Step 4: Proof Synthesis Module
Implement a language model-based proof generator that incorporates the output from the visual reasoning module. Use a novel attention mechanism that allows the model to selectively focus on visual or textual information during proof generation.
Step 5: Training
Train the entire system end-to-end on the augmented LeanDojo dataset. Use a loss function that combines proof correctness and visual relevance metrics.
Step 6: Evaluation
Create a new benchmark of geometry theorems in Lean, ensuring a mix of problems that benefit from visual reasoning. Evaluate the system on this benchmark, measuring proof success rate and proof quality. Compare against text-only baselines and ablate different components of the system.
Step 7: Analysis
Conduct a qualitative analysis of the generated proofs and diagrams to assess their interpretability and intuitiveness. Examine cases where visual reasoning significantly improved or hindered the proof process.
Test Case Examples
Baseline Prompt Input
Prove that the sum of the angles in a triangle is 180 degrees.
Baseline Prompt Expected Output
Theorem: The sum of the angles in a triangle is 180 degrees.
Proof:
1. Consider an arbitrary triangle ABC.
2. Extend one side of the triangle, say BC, to form a straight line.
3. Draw a line through point A parallel to BC.
4. The alternate angles formed by the parallel line are equal.
5. The sum of the angles on a straight line is 180 degrees.
6. Therefore, the sum of the three angles of the triangle is equal to 180 degrees.
QED
Proposed Prompt Input
Prove that the sum of the angles in a triangle is 180 degrees.
Proposed Prompt Expected Output
[Diagram: A triangle ABC with an extended base BC and a parallel line through A]
Theorem: The sum of the angles in a triangle is 180 degrees.
Visual Reasoning:
1. The diagram shows a triangle ABC with its base BC extended.
2. A parallel line to BC is drawn through point A.
3. This creates alternate angles and angles on a straight line.
Proof:
1. In the diagram, we see that angle BAC of the triangle is equal to the alternate angle formed by the parallel line (let's call this angle x).
2. Similarly, angle ABC is equal to the alternate angle formed by the parallel line (let's call this angle y).
3. The angle BCA of the triangle, along with x and y, form a straight line.
4. We know that angles on a straight line sum to 180 degrees.
5. Therefore, angle BCA + x + y = 180 degrees.
6. But x and y are equal to angles BAC and ABC respectively.
7. Thus, angle BAC + angle ABC + angle BCA = 180 degrees.
8. This proves that the sum of the angles in triangle ABC is 180 degrees.
QED
explanation
The proposed method generates a relevant diagram and uses visual reasoning to guide the proof process.
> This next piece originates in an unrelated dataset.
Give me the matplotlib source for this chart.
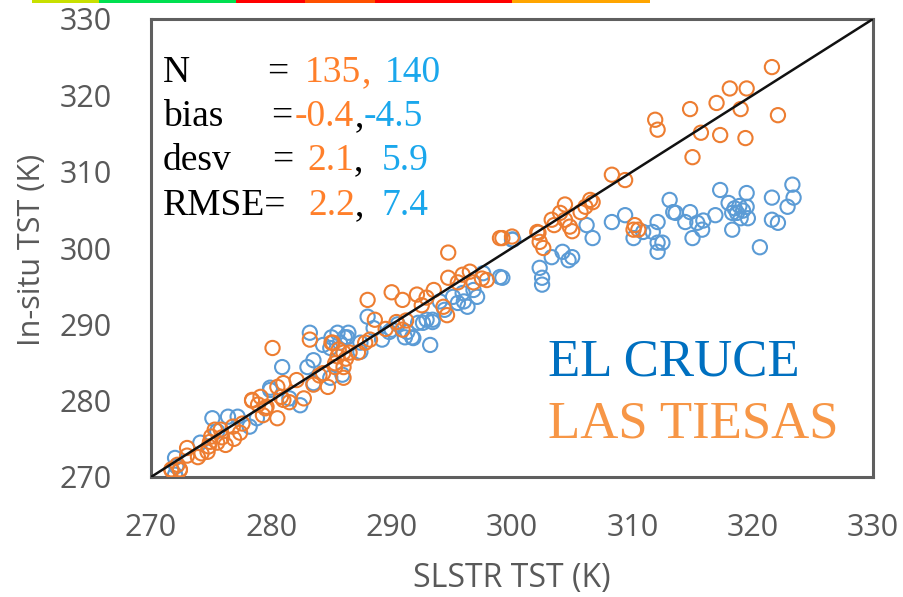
import matplotlib
matplotlib.use("Agg")
import matplotlib.pyplot as plt
from matplotlib.patches import Rectangle

W, H = 904, 597

# EL CRUCE (blue)
cruce_x = [272.0, 272.0, 272.1, 274.1, 275.1, 275.5, 276.4, 277.2, 278.2, 278.8,
           279.9, 279.9, 280.9, 282.4, 281.5,
           283.0, 283.2, 283.5, 283.5, 284.3, 284.9, 284.9, 285.0, 285.5, 285.7,
           285.9, 286.1, 286.3, 286.4, 287.4, 287.4, 288.0, 289.2, 290.0, 291.1,
           291.3, 291.7, 291.8, 292.2, 292.6, 292.9, 293.2, 293.4, 293.4, 294.4,
           295.1, 295.9, 296.3, 296.8, 297.1, 297.6, 299.0, 299.2, 294.0, 295.5,
           296.0, 288.5, 289.8, 290.5,
           300.0, 300.1, 302.3, 302.5, 302.5, 303.3, 304.2, 304.7, 305.0, 306.2,
           306.7, 308.3, 309.4, 310.1, 310.9, 311.7, 312.1, 312.1, 312.1, 312.5,
           313.1, 313.4, 313.6, 314.4, 314.8, 315.0, 315.4, 315.8, 315.9, 316.9,
           317.3, 318.0, 318.3, 318.3, 318.5, 318.7, 318.9, 319.0, 319.2, 319.5,
           319.5, 319.6, 320.6, 321.6, 321.6, 322.1, 322.9, 323.3, 323.4]
cruce_y = [272.5, 270.3, 271.4, 274.5, 277.7, 276.0, 277.9, 277.9, 276.6, 277.7,
           281.7, 281.4, 284.4, 279.4, 280.3,
           284.4, 288.9, 285.3, 282.3, 287.3, 283.0, 286.9, 288.3, 288.9, 287.6,
           283.4, 288.3, 288.3, 288.9, 286.4, 287.6, 291.0, 288.0, 289.3, 288.3,
           289.0, 288.3, 288.2, 290.2, 290.2, 290.6, 287.3, 290.6, 290.3, 291.9,
           293.6, 294.1, 292.3, 294.5, 293.6, 296.7, 296.2, 296.1, 293.0, 292.8,
           293.0, 289.5, 289.0, 290.0,
           301.1, 301.1, 297.4, 296.1, 295.2, 298.8, 299.5, 298.4, 298.8, 303.0,
           301.3, 303.4, 304.3, 301.3, 302.1, 302.1, 303.4, 300.7, 299.5, 300.7,
           306.3, 304.7, 304.6, 303.4, 304.7, 301.3, 303.3, 302.4, 303.6, 304.3,
           307.6, 305.9, 304.6, 302.4, 305.2, 304.6, 305.5, 303.9, 304.9, 307.2,
           305.4, 303.9, 300.1, 306.6, 303.7, 303.3, 305.4, 308.3, 306.6]

# LAS TIESAS (orange)
tiesas_x = [272.2, 271.7, 272.4, 273.0, 273.9, 274.2, 274.8, 275.0, 275.5, 275.8,
            276.2, 276.9, 277.4, 277.6, 278.4, 278.9, 279.1, 279.5, 280.1, 280.5,
            280.8, 281.0, 281.5, 282.1, 282.7, 283.2, 283.5, 284.0, 284.7, 285.0,
            285.5, 285.3, 286.0, 286.2, 286.5, 285.6, 287.2, 287.8, 288.0, 288.2,
            288.6, 289.5, 290.0, 290.4, 290.9, 290.9, 291.2, 292.1, 292.5, 292.9,
            293.5, 294.3, 294.6, 294.7, 294.7, 295.5, 295.9, 296.5, 296.8, 297.5,
            297.9, 285.1, 286.0, 285.3, 284.3, 286.0, 280.5, 278.4, 281.0, 279.6,
            279.3, 276.8, 275.9, 275.3, 274.9, 274.7, 273.0, 271.7, 272.4,
            299.0, 299.2, 300.0, 302.1, 302.2, 302.3, 302.6, 303.3, 303.5, 304.0,
            304.4, 304.4, 304.8, 305.0, 305.7, 306.1, 306.5, 306.7, 308.3, 309.4,
            310.2, 310.5, 310.1, 311.9, 312.1, 314.8, 315.0, 315.7, 317.0, 317.3,
            318.1, 319.0, 319.4, 319.5, 321.6, 322.1]
tiesas_y = [271.6, 271.0, 271.0, 272.8, 272.6, 273.1, 274.0, 275.3, 274.5, 276.2,
            274.2, 275.0, 275.8, 277.0, 280.0, 279.5, 280.5, 279.0, 286.9, 277.7,
            280.5, 282.3, 279.8, 282.7, 280.3, 288.0, 282.1, 283.3, 281.8, 287.6,
            285.8, 284.4, 283.0, 285.5, 286.3, 286.7, 286.3, 287.6, 293.2, 288.0,
            290.6, 289.4, 294.2, 290.3, 293.2, 289.3, 290.5, 293.9, 292.5, 293.5,
            294.5, 292.3, 291.2, 296.1, 299.4, 295.5, 296.5, 296.9, 295.5, 296.0,
            295.8, 287.6, 286.3, 284.9, 283.6, 284.4, 281.8, 280.1, 280.1, 279.2,
            278.1, 276.6, 275.2, 276.2, 274.6, 273.3, 273.8, 270.9, 270.9,
            301.3, 301.3, 301.5, 302.1, 302.0, 300.8, 300.0, 303.7, 303.0, 304.6,
            305.7, 303.7, 302.8, 302.2, 304.7, 305.4, 306.3, 306.0, 309.6, 308.9,
            303.0, 302.4, 302.4, 316.8, 315.5, 318.2, 311.9, 315.1, 319.0, 314.8,
            320.9, 318.2, 314.4, 320.9, 323.7, 317.4]

ticks = [270, 280, 290, 300, 310, 320, 330]

stat_rows = ["N", "bias", "desv", "RMSE="]
stat_tiesas = ["135", "-0.4", "2.1", "2.2"]
stat_cruce = ["140", "-4.5", "5.9", "7.4"]

# strip along the top edge (left px, right px, colour)
strip = [(32, 99, "#c8e000"), (99, 236, "#00e050"), (236, 305, "#ff0000"),
         (305, 375, "#ff5000"), (375, 512, "#ff0000"), (512, 650, "#ffa500")]

BLUE = "#5b9bd5"
ORANGE = "#ed7d31"
GREY = "#595959"

fig = plt.figure(figsize=(W / 100, H / 100), dpi=100, facecolor="white")
ax = fig.add_axes([151 / W, 1 - 477 / H, (873 - 151) / W, (477 - 19) / H])

ax.scatter(cruce_x, cruce_y, s=105, facecolors="none", edgecolors=BLUE, linewidths=1.5, zorder=2)
ax.scatter(tiesas_x, tiesas_y, s=105, facecolors="none", edgecolors=ORANGE, linewidths=1.5, zorder=3)
ax.plot([270, 330], [270, 330], color="#111111", lw=1.8, zorder=4)

ax.set_xlim(270, 330)
ax.set_ylim(270, 330)
ax.set_xticks(ticks)
ax.set_yticks(ticks)
tick_font = dict(family=["Open Sans", "DejaVu Sans"], size=22, color=GREY)
ax.set_xticklabels([str(t) for t in ticks], **tick_font)
ax.set_yticklabels([str(t) for t in ticks], **tick_font)
ax.tick_params(axis="both", length=0)
ax.tick_params(axis="x", pad=26)
ax.tick_params(axis="y", pad=28)
for sp in ax.spines.values():
    sp.set_color("#5f5f5f")
    sp.set_linewidth(2.2)

fig.text(512 / W, 1 - 579 / H, "SLSTR TST (K)", ha="center", va="center",
         family=["Open Sans", "DejaVu Sans"], size=23, color=GREY)
fig.text(32 / W, 1 - 250 / H, "In-situ TST (K)", ha="center", va="center", rotation=90,
         family=["Open Sans", "DejaVu Sans"], size=22, color=GREY)

# stats box text, pixel positions
serif = ["Liberation Serif", "DejaVu Serif"]
baselines = [82, 126, 170, 215]
eq_x = [267, 271, 272, None]
v1_x = [305, 295, 307, 308]
v2_x = [385, 364, 382, 382]
for i, row in enumerate(stat_rows):
    yb = 1 - baselines[i] / H
    kw = dict(va="baseline", ha="left", family=serif, size=27)
    fig.text(163 / W, yb, row, color="black", **kw)
    if eq_x[i] is not None:
        fig.text(eq_x[i] / W, yb, "=", color="black", **kw)
    t1 = fig.text(v1_x[i] / W, yb, stat_tiesas[i], color="#ff7f2a", **kw)
    # comma sits right after the first value
    ax.annotate(",", xy=(1, 0), xycoords=t1, va="bottom", ha="left",
                family=serif, size=27, color="#ff7f2a" if i == 0 else "black",
                annotation_clip=False)
    fig.text(v2_x[i] / W, yb, stat_cruce[i], color="#1aa7ec", **kw)

fig.text(548 / W, 1 - 375 / H, "EL CRUCE", va="baseline", ha="left",
         family=serif, size=38, color="#0070c0")
fig.text(548 / W, 1 - 438 / H, "LAS TIESAS", va="baseline", ha="left",
         family=serif, size=38, color="#f79646")

for x0, x1, c in strip:
    fig.add_artist(Rectangle((x0 / W, 1 - 3 / H), (x1 - x0) / W, 3 / H,
                             transform=fig.transFigure, color=c, lw=0))

fig.savefig("out.png", dpi=100, facecolor="white")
This approach provides a more intuitive and geometrically grounded proof compared to the purely textual baseline.
Fallback Plan
If the proposed multi-modal approach doesn't significantly improve theorem proving performance, we can pivot to an analysis of where and why visual reasoning fails in automated theorem proving. We could investigate: 1) The quality and relevance of generated diagrams, potentially improving the diagram generator. 2) The integration of visual and textual information in the reasoning process, possibly exploring alternative fusion techniques. 3) The types of geometric problems that benefit most from visual reasoning versus those that don't, providing insights into the limitations and potential of visual reasoning in automated theorem proving. This analysis could lead to a paper on the challenges and opportunities of incorporating visual reasoning in language model-based theorem provers.